Data extract:
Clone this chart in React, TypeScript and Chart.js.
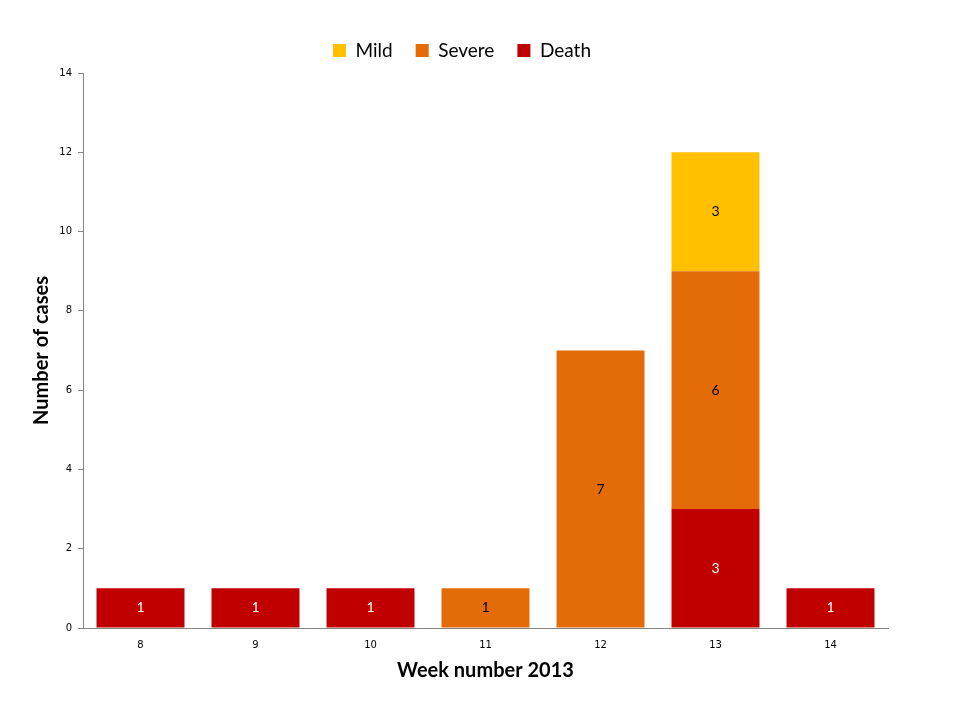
import React, { useEffect, useRef } from "react";
import { Chart, registerables } from "chart.js";

Chart.register(...registerables);

const weeks = ["8", "9", "10", "11", "12", "13", "14"];
const deathValues = [1, 1, 1, 0, 0, 3, 1];
const severeValues = [0, 0, 0, 1, 7, 6, 0];
const mildValues = [0, 0, 0, 0, 0, 3, 0];
const yTicks = [0, 2, 4, 6, 8, 10, 12, 14];

const labelPlugin = {
  id: "barLabels",
  afterDatasetsDraw(chart: any) {
    const ctx = chart.ctx;
    ctx.save();
    ctx.font = "14px Lato";
    ctx.textAlign = "center";
    ctx.textBaseline = "middle";
    chart.data.datasets.forEach((ds: any, di: number) => {
      const meta = chart.getDatasetMeta(di);
      if (meta.hidden) return;
      meta.data.forEach((el: any, i: number) => {
        const v = ds.data[i];
        if (!v) return;
        const { x, y, base } = el.getProps(["x", "y", "base"], true);
        ctx.fillStyle = ds.labelColor;
        ctx.fillText(String(v), x, (y + base) / 2);
      });
    });
    ctx.restore();
  },
};

const legendShift = {
  id: "legendShift",
  afterLayout(chart: any) {
    const lg = chart.legend;
    if (!lg) return;
    lg.left += 18;
    lg.right += 18;
    lg.top -= 3;
    lg.bottom -= 3;
  },
};

export default function App() {
  const ref = useRef<HTMLCanvasElement>(null);
  useEffect(() => {
    if (!ref.current) return;
    const chart = new Chart(ref.current, {
      type: "bar",
      data: {
        labels: weeks,
        datasets: [
          { label: "Death", data: deathValues, backgroundColor: "#C00000", labelColor: "#FFFFFF" } as any,
          { label: "Severe", data: severeValues, backgroundColor: "#E36C09", labelColor: "#000000" } as any,
          { label: "Mild", data: mildValues, backgroundColor: "#FFC000", labelColor: "#000000" } as any,
        ],
      },
      options: {
        animation: false,
        responsive: false,
        maintainAspectRatio: false,
        layout: { padding: { left: 0, right: 72, top: 21, bottom: 37 } },
        datasets: { bar: { barPercentage: 0.765, categoryPercentage: 1 } },
        plugins: {
          legend: {
            position: "top",
            reverse: true,
            labels: {
              boxWidth: 13,
              boxHeight: 13,
              padding: 23,
              color: "#000",
              font: { family: "Lato", size: 19 },
            },
          },
          tooltip: { enabled: false },
        },
        scales: {
          x: {
            stacked: true,
            grid: { display: false, drawTicks: false },
            border: { display: true, color: "#868686", width: 1 },
            ticks: { color: "#000", padding: 11, font: { family: "DejaVu Sans", size: 10 } },
            title: {
              display: true,
              text: "Week number 2013",
              color: "#000",
              padding: { top: 0, bottom: 0 },
              font: { family: "Lato", size: 20, weight: "bold" },
            },
            afterFit: (s: any) => {
              s.height = 55;
            },
          },
          y: {
            stacked: true,
            min: 0,
            max: 14,
            afterBuildTicks: (s: any) => {
              s.ticks = yTicks.map((v) => ({ value: v }));
            },
            grid: { display: true, drawOnChartArea: false, drawTicks: true, tickLength: 5, color: "#868686" },
            border: { display: true, color: "#868686", width: 1 },
            ticks: { color: "#000", padding: 6, font: { family: "DejaVu Sans", size: 10 } },
            title: {
              display: true,
              text: "Number of cases",
              color: "#000",
              padding: { top: 30, bottom: 0 },
              font: { family: "Lato", size: 20, weight: "bold" },
            },
            afterFit: (s: any) => {
              s.width = 83;
            },
          },
        },
      },
      plugins: [labelPlugin, legendShift],
    });
    return () => chart.destroy();
  }, []);
  return (
    <div style={{ position: "fixed", left: 0, top: 0, width: 960, height: 720, background: "#fff" }}>
      <canvas ref={ref} width={960} height={720} style={{ width: 960, height: 720 }} />
    </div>
  );
}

Exercise details: Without the pictures, print the whole listing exactly as given.

Correct result:
Clone this chart in React, TypeScript and Chart.js.
import React, { useEffect, useRef } from "react";
import { Chart, registerables } from "chart.js";

Chart.register(...registerables);

const weeks = ["8", "9", "10", "11", "12", "13", "14"];
const deathValues = [1, 1, 1, 0, 0, 3, 1];
const severeValues = [0, 0, 0, 1, 7, 6, 0];
const mildValues = [0, 0, 0, 0, 0, 3, 0];
const yTicks = [0, 2, 4, 6, 8, 10, 12, 14];

const labelPlugin = {
  id: "barLabels",
  afterDatasetsDraw(chart: any) {
    const ctx = chart.ctx;
    ctx.save();
    ctx.font = "14px Lato";
    ctx.textAlign = "center";
    ctx.textBaseline = "middle";
    chart.data.datasets.forEach((ds: any, di: number) => {
      const meta = chart.getDatasetMeta(di);
      if (meta.hidden) return;
      meta.data.forEach((el: any, i: number) => {
        const v = ds.data[i];
        if (!v) return;
        const { x, y, base } = el.getProps(["x", "y", "base"], true);
        ctx.fillStyle = ds.labelColor;
        ctx.fillText(String(v), x, (y + base) / 2);
      });
    });
    ctx.restore();
  },
};

const legendShift = {
  id: "legendShift",
  afterLayout(chart: any) {
    const lg = chart.legend;
    if (!lg) return;
    lg.left += 18;
    lg.right += 18;
    lg.top -= 3;
    lg.bottom -= 3;
  },
};

export default function App() {
  const ref = useRef<HTMLCanvasElement>(null);
  useEffect(() => {
    if (!ref.current) return;
    const chart = new Chart(ref.current, {
      type: "bar",
      data: {
        labels: weeks,
        datasets: [
          { label: "Death", data: deathValues, backgroundColor: "#C00000", labelColor: "#FFFFFF" } as any,
          { label: "Severe", data: severeValues, backgroundColor: "#E36C09", labelColor: "#000000" } as any,
          { label: "Mild", data: mildValues, backgroundColor: "#FFC000", labelColor: "#000000" } as any,
        ],
      },
      options: {
        animation: false,
        responsive: false,
        maintainAspectRatio: false,
        layout: { padding: { left: 0, right: 72, top: 21, bottom: 37 } },
        datasets: { bar: { barPercentage: 0.765, categoryPercentage: 1 } },
        plugins: {
          legend: {
            position: "top",
            reverse: true,
            labels: {
              boxWidth: 13,
              boxHeight: 13,
              padding: 23,
              color: "#000",
              font: { family: "Lato", size: 19 },
            },
          },
          tooltip: { enabled: false },
        },
        scales: {
          x: {
            stacked: true,
            grid: { display: false, drawTicks: false },
            border: { display: true, color: "#868686", width: 1 },
            ticks: { color: "#000", padding: 11, font: { family: "DejaVu Sans", size: 10 } },
            title: {
              display: true,
              text: "Week number 2013",
              color: "#000",
              padding: { top: 0, bottom: 0 },
              font: { family: "Lato", size: 20, weight: "bold" },
            },
            afterFit: (s: any) => {
              s.height = 55;
            },
          },
          y: {
            stacked: true,
            min: 0,
            max: 14,
            afterBuildTicks: (s: any) => {
              s.ticks = yTicks.map((v) => ({ value: v }));
            },
            grid: { display: true, drawOnChartArea: false, drawTicks: true, tickLength: 5, color: "#868686" },
            border: { display: true, color: "#868686", width: 1 },
            ticks: { color: "#000", padding: 6, font: { family: "DejaVu Sans", size: 10 } },
            title: {
              display: true,
              text: "Number of cases",
              color: "#000",
              padding: { top: 30, bottom: 0 },
              font: { family: "Lato", size: 20, weight: "bold" },
            },
            afterFit: (s: any) => {
              s.width = 83;
            },
          },
        },
      },
      plugins: [labelPlugin, legendShift],
    });
    return () => chart.destroy();
  }, []);
  return (
    <div style={{ position: "fixed", left: 0, top: 0, width: 960, height: 720, background: "#fff" }}>
      <canvas ref={ref} width={960} height={720} style={{ width: 960, height: 720 }} />
    </div>
  );
}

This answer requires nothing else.